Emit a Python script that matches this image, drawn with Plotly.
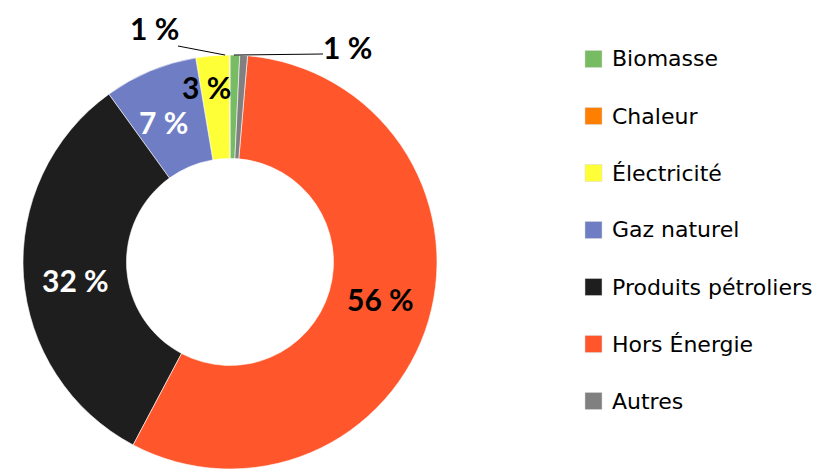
import math
import plotly.graph_objects as go

# ---- data ----
categories = ["Biomasse", "Chaleur", "Électricité", "Gaz naturel",
              "Produits pétroliers", "Hors Énergie", "Autres"]
values = [0.75, 0.05, 2.6, 7.3, 32.3, 56.4, 0.6]
value_labels = ["1 %", "", "3 %", "7 %", "32 %", "56 %", "1 %"]
colors = ["#77BB62", "#FF8000", "#FFFF38", "#6E7DC4",
          "#1E1E1E", "#FF562B", "#808080"]
label_colors = ["#000000", "#000000", "#000000", "#FFFFFF",
                "#FFFFFF", "#000000", "#000000"]

# ---- geometry (pixels) ----
W, H = 838, 469
CX, CY, R = 230, 262, 207
HOLE = 0.5
LABEL_FONT = "Lato"
LEGEND_FONT = "DejaVu Sans"


def px(x):
    return x / W


def py(y):
    return 1 - y / H


def clamp(v):
    return min(1.0, max(0.0, v))


fig = go.Figure()
fig.add_trace(go.Pie(
    labels=categories, values=values, sort=False,
    direction="counterclockwise", rotation=0, hole=HOLE,
    marker=dict(colors=colors, line=dict(color="white", width=0.6)),
    textinfo="none", hoverinfo="label+percent", showlegend=False,
    domain=dict(x=[clamp(px(CX - R)), clamp(px(CX + R))],
                y=[clamp(py(CY + R)), clamp(py(CY - R))]),
))

# slice mid angles (degrees clockwise from 12 o'clock), counterclockwise direction
total = sum(values)
cum = 0.0
mids = []
for v in values:
    start = cum / total * 360
    cum += v
    end = cum / total * 360
    mids.append(360 - (start + end) / 2)


def polar(angle, r):
    a = math.radians(angle)
    return CX + r * math.sin(a), CY - r * math.cos(a)


annotations = []
shapes = []
mid_r = R * (1 + HOLE) / 2
radius_factor = {2: 1.14}
# outside labels for tiny slices: text centre and leader start (pixels)
outside = {0: ((154, 28), (178, 46)), 6: ((347, 47), (323, 54))}

for i, (lab, col) in enumerate(zip(value_labels, label_colors)):
    if not lab:
        continue
    if i in outside:
        (tx, ty), (lx, ly) = outside[i]
        tipx, tipy = polar(mids[i], R)
        shapes.append(dict(type="line", xref="paper", yref="paper",
                           x0=px(lx), y0=py(ly), x1=px(tipx), y1=py(tipy),
                           line=dict(color="#000000", width=1)))
    else:
        tx, ty = polar(mids[i], mid_r * radius_factor.get(i, 1))
    annotations.append(dict(
        x=px(tx), y=py(ty), xref="paper", yref="paper", text=lab,
        showarrow=False, xanchor="center", yanchor="middle",
        font=dict(family=LABEL_FONT, size=30, color=col, weight="bold")))

# manual legend
LEG_X, LEG_Y0, LEG_DY, SQ = 585, 59, 57, 17
for i, (cat, c) in enumerate(zip(categories, colors)):
    yc = LEG_Y0 + i * LEG_DY
    shapes.append(dict(type="rect", xref="paper", yref="paper",
                       x0=px(LEG_X), x1=px(LEG_X + SQ),
                       y0=py(yc - SQ / 2), y1=py(yc + SQ / 2),
                       fillcolor=c, line=dict(color="#D9D9D9", width=0.5)))
    annotations.append(dict(
        x=px(LEG_X + 25), y=py(yc), xref="paper", yref="paper", text=cat,
        showarrow=False, xanchor="left", yanchor="middle",
        font=dict(family=LEGEND_FONT, size=22, color="#000000")))

fig.update_layout(
    width=W, height=H, margin=dict(l=0, r=0, t=0, b=0),
    paper_bgcolor="white", plot_bgcolor="white",
    annotations=annotations, shapes=shapes, showlegend=False,
)

fig.write_html("out.html", config={"displayModeBar": False},
               post_script="document.body.style.margin='0px';")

[What you are asked to do]:
Without the pictures, write out all of the material exactly.

[Output of the exercise]:
Emit a Python script that matches this image, drawn with Plotly.
import math
import plotly.graph_objects as go

# ---- data ----
categories = ["Biomasse", "Chaleur", "Électricité", "Gaz naturel",
              "Produits pétroliers", "Hors Énergie", "Autres"]
values = [0.75, 0.05, 2.6, 7.3, 32.3, 56.4, 0.6]
value_labels = ["1 %", "", "3 %", "7 %", "32 %", "56 %", "1 %"]
colors = ["#77BB62", "#FF8000", "#FFFF38", "#6E7DC4",
          "#1E1E1E", "#FF562B", "#808080"]
label_colors = ["#000000", "#000000", "#000000", "#FFFFFF",
                "#FFFFFF", "#000000", "#000000"]

# ---- geometry (pixels) ----
W, H = 838, 469
CX, CY, R = 230, 262, 207
HOLE = 0.5
LABEL_FONT = "Lato"
LEGEND_FONT = "DejaVu Sans"


def px(x):
    return x / W


def py(y):
    return 1 - y / H


def clamp(v):
    return min(1.0, max(0.0, v))


fig = go.Figure()
fig.add_trace(go.Pie(
    labels=categories, values=values, sort=False,
    direction="counterclockwise", rotation=0, hole=HOLE,
    marker=dict(colors=colors, line=dict(color="white", width=0.6)),
    textinfo="none", hoverinfo="label+percent", showlegend=False,
    domain=dict(x=[clamp(px(CX - R)), clamp(px(CX + R))],
                y=[clamp(py(CY + R)), clamp(py(CY - R))]),
))

# slice mid angles (degrees clockwise from 12 o'clock), counterclockwise direction
total = sum(values)
cum = 0.0
mids = []
for v in values:
    start = cum / total * 360
    cum += v
    end = cum / total * 360
    mids.append(360 - (start + end) / 2)


def polar(angle, r):
    a = math.radians(angle)
    return CX + r * math.sin(a), CY - r * math.cos(a)


annotations = []
shapes = []
mid_r = R * (1 + HOLE) / 2
radius_factor = {2: 1.14}
# outside labels for tiny slices: text centre and leader start (pixels)
outside = {0: ((154, 28), (178, 46)), 6: ((347, 47), (323, 54))}

for i, (lab, col) in enumerate(zip(value_labels, label_colors)):
    if not lab:
        continue
    if i in outside:
        (tx, ty), (lx, ly) = outside[i]
        tipx, tipy = polar(mids[i], R)
        shapes.append(dict(type="line", xref="paper", yref="paper",
                           x0=px(lx), y0=py(ly), x1=px(tipx), y1=py(tipy),
                           line=dict(color="#000000", width=1)))
    else:
        tx, ty = polar(mids[i], mid_r * radius_factor.get(i, 1))
    annotations.append(dict(
        x=px(tx), y=py(ty), xref="paper", yref="paper", text=lab,
        showarrow=False, xanchor="center", yanchor="middle",
        font=dict(family=LABEL_FONT, size=30, color=col, weight="bold")))

# manual legend
LEG_X, LEG_Y0, LEG_DY, SQ = 585, 59, 57, 17
for i, (cat, c) in enumerate(zip(categories, colors)):
    yc = LEG_Y0 + i * LEG_DY
    shapes.append(dict(type="rect", xref="paper", yref="paper",
                       x0=px(LEG_X), x1=px(LEG_X + SQ),
                       y0=py(yc - SQ / 2), y1=py(yc + SQ / 2),
                       fillcolor=c, line=dict(color="#D9D9D9", width=0.5)))
    annotations.append(dict(
        x=px(LEG_X + 25), y=py(yc), xref="paper", yref="paper", text=cat,
        showarrow=False, xanchor="left", yanchor="middle",
        font=dict(family=LEGEND_FONT, size=22, color="#000000")))

fig.update_layout(
    width=W, height=H, margin=dict(l=0, r=0, t=0, b=0),
    paper_bgcolor="white", plot_bgcolor="white",
    annotations=annotations, shapes=shapes, showlegend=False,
)

fig.write_html("out.html", config={"displayModeBar": False},
               post_script="document.body.style.margin='0px';")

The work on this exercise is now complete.